Daha önce defalarca kez mevcut durumunuzla ilgili şükretmeye teşvik edildiniz: “Nefes alabildiğin için şükretmelisin, yeni bir güne uyandığın için, güneşi görebildiğin için… Ayakkabıların yoksa bile, ayakların olduğu için şükretmelisin.” Tüm bu teşviklere sonuna kadar katılıyorum. Bununla birlikte, çalışmadığınız bir yerden soracağımı düşünüyorum şimdi.
İki gözünüz aynı yöne baktığı için şükretmek hiç aklınıza gelmiş miydi?
Ergenlik çağından itibaren hayatta beni en çok zorlayan konulardan biri bu olmasaydı, benim aklıma gelmezdi. Şu anda ise aynı anda sevgiliye odaklanabilen bir çift gözün ne büyük lütuf olduğu hakkında mini bir roman yazabilirim. Çünkü öyle. Fiziksel dezavantajların her biri ayrı ayrı zor, her biri sahibine bir sınav niteliğinde. Bu durum şaşılık için de geçerli.
Benim öykümde hem genetiğin etkisi hem de göz tembelliği var. İki gözümün sahip olduğu hipermetrop dereceleri birbirinden çok farklı. Hal böyle olunca, iyi durumdaki göz her işi tek başına kotarıyor. Diğerine de yan gelip yatmak kalıyor. Ne anlatırsam anlatayım karşı taraf bakışlarıma takılıp kalabiliyor yani. İki gözüm arasındaki uyumsuzluk çoğunlukla dikkat çekiyor. Görme kaliteme etkisi nedir bilemiyorum ancak sosyal hayatımın bu durumdan etkilendiği bir gerçek.
Üstelik durum lisedeyken daha fenaydı. Sevilme, beğenilme, takdir görme ve kendimi topluma kabul ettirme yönünde endişelerimin tavan yaptığı o dönemde gözlerim nedeniyle çok ağladım. Görebildiğime şükretmem gerekirdi biliyorum ama ağladım. Kimse beni alaya alıp “Şaşı, şaşı!” diye etrafımda dönmedi ama hep hissettim.
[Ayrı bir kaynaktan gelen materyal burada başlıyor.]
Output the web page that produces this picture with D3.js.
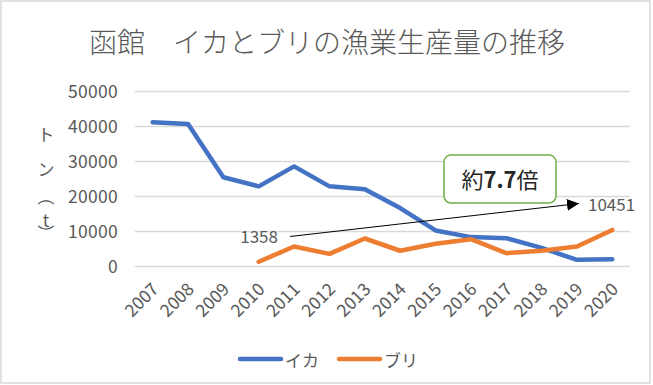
<!DOCTYPE html>
<html>
<head>
<meta charset="utf-8">
<script src="https://cdn.jsdelivr.net/npm/d3@7"></script>
<style>
  body { margin: 0; background: #fff; }
  svg text { font-family: "Noto Sans CJK JP", "Noto Sans", sans-serif; fill: #595959; }
</style>
</head>
<body>
<div id="chart"></div>
<script>
// data
var years = ["2007","2008","2009","2010","2011","2012","2013","2014","2015","2016","2017","2018","2019","2020"];
var ika = [41200, 40700, 25500, 22900, 28600, 22900, 22100, 16700, 10300, 8400, 8100, 5300, 1900, 2100];
var buri = [null, null, null, 1358, 5700, 3600, 8000, 4500, 6500, 7800, 3800, 4500, 5700, 10451];
var yTicks = [0, 10000, 20000, 30000, 40000, 50000];
var seriesNames = ["イカ", "ブリ"];
var seriesColors = ["#4472C4", "#ED7D31"];

var W = 653, H = 385;
var plot = {left: 135, right: 630, top: 91.5, bottom: 266.5};

var svg = d3.select("#chart").append("svg")
    .attr("width", W).attr("height", H);

// outer frame
svg.append("rect")
    .attr("x", 1).attr("y", 1).attr("width", W - 4).attr("height", H - 3)
    .attr("fill", "#fff").attr("stroke", "#d9d9d9").attr("stroke-width", 1.5);

// title
svg.append("text")
    .attr("x", 327).attr("y", 53)
    .attr("text-anchor", "middle")
    .style("font-size", "28px")
    .style("font-weight", 300)
    .text("函館　イカとブリの漁業生産量の推移");

var x = d3.scaleBand().domain(years).range([plot.left, plot.right]);
var y = d3.scaleLinear().domain([0, 50000]).range([plot.bottom, plot.top]);

// grid
svg.append("g").selectAll("line")
    .data(yTicks).enter().append("line")
    .attr("x1", plot.left).attr("x2", plot.right)
    .attr("y1", function(d) { return y(d); })
    .attr("y2", function(d) { return y(d); })
    .attr("stroke", "#d9d9d9").attr("stroke-width", 1.5);

// y axis labels
var yAxis = d3.axisLeft(y).tickValues(yTicks).tickSize(0).tickPadding(17)
    .tickFormat(d3.format("d"));
var gy = svg.append("g").attr("transform", "translate(" + plot.left + ",0)").call(yAxis);
gy.select(".domain").remove();
gy.selectAll("text").style("font-size", "17.5px").style("letter-spacing", "0.3px").attr("fill", "#595959");

// x axis labels, rotated
var xAxis = d3.axisBottom(x).tickSize(0).tickPadding(0);
var gx = svg.append("g").attr("transform", "translate(0," + plot.bottom + ")").call(xAxis);
gx.select(".domain").remove();
gx.selectAll("text")
    .style("font-size", "17.5px").attr("fill", "#595959")
    .attr("text-anchor", "end")
    .attr("dy", null).attr("y", 0)
    .attr("transform", "translate(7,24) rotate(-45)");

// y axis title (vertical)
var yTitle = [
  {ch: "ト", y: 133, rot: 0},
  {ch: "ン", y: 168, rot: 0},
  {ch: "（", y: 197, rot: 90},
  {ch: "t", y: 219, rot: 0},
  {ch: "）", y: 233, rot: 90}
];
svg.append("g").selectAll("text").data(yTitle).enter().append("text")
    .attr("text-anchor", "middle")
    .attr("dominant-baseline", "central")
    .attr("transform", function(d) { return "translate(46," + d.y + ") rotate(" + d.rot + ")"; })
    .style("font-size", "17px")
    .text(function(d) { return d.ch; });

// lines
var line = d3.line()
    .defined(function(d) { return d != null; })
    .x(function(d, i) { return x(years[i]) + x.bandwidth() / 2; })
    .y(function(d) { return y(d); });

[ika, buri].forEach(function(s, i) {
  svg.append("path")
      .datum(s)
      .attr("d", line)
      .attr("fill", "none")
      .attr("stroke", seriesColors[i])
      .attr("stroke-width", 4.5)
      .attr("stroke-linejoin", "round")
      .attr("stroke-linecap", "round");
});

// annotation arrow between first and last ブリ values
svg.append("defs").append("marker")
    .attr("id", "arrow")
    .attr("viewBox", "0 0 10 10")
    .attr("refX", 10).attr("refY", 5)
    .attr("markerWidth", 12).attr("markerHeight", 12)
    .attr("markerUnits", "userSpaceOnUse")
    .attr("orient", "auto")
    .append("path").attr("d", "M0,0L10,5L0,10Z").attr("fill", "#000");

svg.append("line")
    .attr("x1", 290).attr("y1", 236.5)
    .attr("x2", 579).attr("y2", 203.5)
    .attr("stroke", "#000").attr("stroke-width", 1)
    .attr("marker-end", "url(#arrow)");

svg.append("text")
    .attr("x", 278).attr("y", 243)
    .attr("text-anchor", "end")
    .style("font-size", "17px").attr("fill", "#404040")
    .text(d3.format("d")(buri[3]));

svg.append("text")
    .attr("x", 588).attr("y", 211)
    .style("font-size", "17px").attr("fill", "#404040")
    .text(d3.format("d")(buri[13]));

// ratio callout
svg.append("rect")
    .attr("x", 444).attr("y", 155).attr("width", 112).attr("height", 48)
    .attr("rx", 7).attr("ry", 7)
    .attr("fill", "#fff").attr("stroke", "#70AD47").attr("stroke-width", 1.5);

var callout = svg.append("text")
    .attr("x", 500).attr("y", 188)
    .attr("text-anchor", "middle")
    .style("font-size", "22px").attr("fill", "#262626");
callout.append("tspan").style("fill", "#262626").text("約");
callout.append("tspan").style("font-weight", "bold").style("fill", "#262626")
    .text((buri[13] / buri[3]).toFixed(1));
callout.append("tspan").style("fill", "#262626").text("倍");

// legend
var legend = svg.append("g").selectAll("g")
    .data(seriesNames).enter().append("g")
    .attr("transform", function(d, i) { return "translate(" + (240 + i * 99) + ",359)"; });
legend.append("line")
    .attr("x1", 0).attr("x2", 41).attr("y1", 0).attr("y2", 0)
    .attr("stroke", function(d, i) { return seriesColors[i]; })
    .attr("stroke-width", 4.5).attr("stroke-linecap", "round");
legend.append("text")
    .attr("x", 45).attr("y", 0).attr("dominant-baseline", "central")
    .style("font-size", "17px")
    .text(function(d) { return d; });
</script>
</body>
</html>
Kibarca sorulduğunda bile rahatsız oldum. Bardağı taşıran son damla ise üst sınıflardaki büyük (!) aşkımın benden yine aynı sıfatla bahsettiğini duymak oldu. O sene yarı yıl tatilinde apar topar ameliyat oldum.
Göz tembelliğim hala devam ettiği için yüzde yüz başarılı bir operasyon olduğunu söyleyemem. Zaten tekrar edebileceği söylenmişti. Şu anda yakındaysam birine odaklanabiliyorum ama uykusuzsam, sarhoşsam ya da uzak mesafedeysem durum yine aynı. Nereye baktığımı bulabilene aşk olsun!
Gelelim beni bu satırları yazmaya iten nedene. Kiminin gözü şaşı, kiminin kulakları kepçe, kimi kaba tabirle karga burunlu. Şu anda lisede fiziksel kusurlarıyla uğraşmakta olan her genç kız, en geç otuzlara doğru mutlaka bu “güzellik” denilen illete kendince bir çözüm bulacak. Bir saç stili, küçük bir operasyon, kendisini her haliyle seven bir sevgili ya da ruhani bir uyanış… Nasıl olur bilmem ama olduğunda artık eskisi kadar takmayacak bu derdi. Oysa ergenlikte her şey dünyanın sonu gibi.
Bugün 17 yaşındaki halime bu anlamda çok uzak hissederken, eski güzellik kraliçelerinin paylaşımlarıyla karşılaştım. Güzellik kraliçesi seçildikleri o şanlı gün ile şimdiki hallerini yan yana koyup geçmişlerini selamlıyorlardı. Kendilerine şefkat gösteren bu kadınları ancak tebessümle ve takdirle takip ettim. Ancak şimdi en az 40’larını sürmekte olan bu güzel kızlardan farklı bir şeyler de duymayı isterdim galiba.
Kendileri kadar uzun, zayıf, hokka burunlu, elma yanaklı olmayan genç kızlar üzerinden bugünkü tescillerine sahip olmuşlardı, öyle değil mi? Kendi yaşıtları için belki çok geç ama hala 17 yaşında olan kız kardeşlerimize söyleyecek başka şeyleri de olsa ya? Güzelliğin yanlış insanları da çekebilen bir mıknatıs olduğunu tecrübe etmediler mi? Sonunda sadece güzellikleri için kendilerine yaklaşan herkesi hayatlarından elemediler mi?
Hayatta mühim olanın fiziksel ölçüler değil de; aşk, dost sohbeti ve iyi niyet gibi çoğunlukla görülemeyen kavramlar olduğunu güzellik kraliçelerinden duymak “çok güzel” olmaz mı sahi?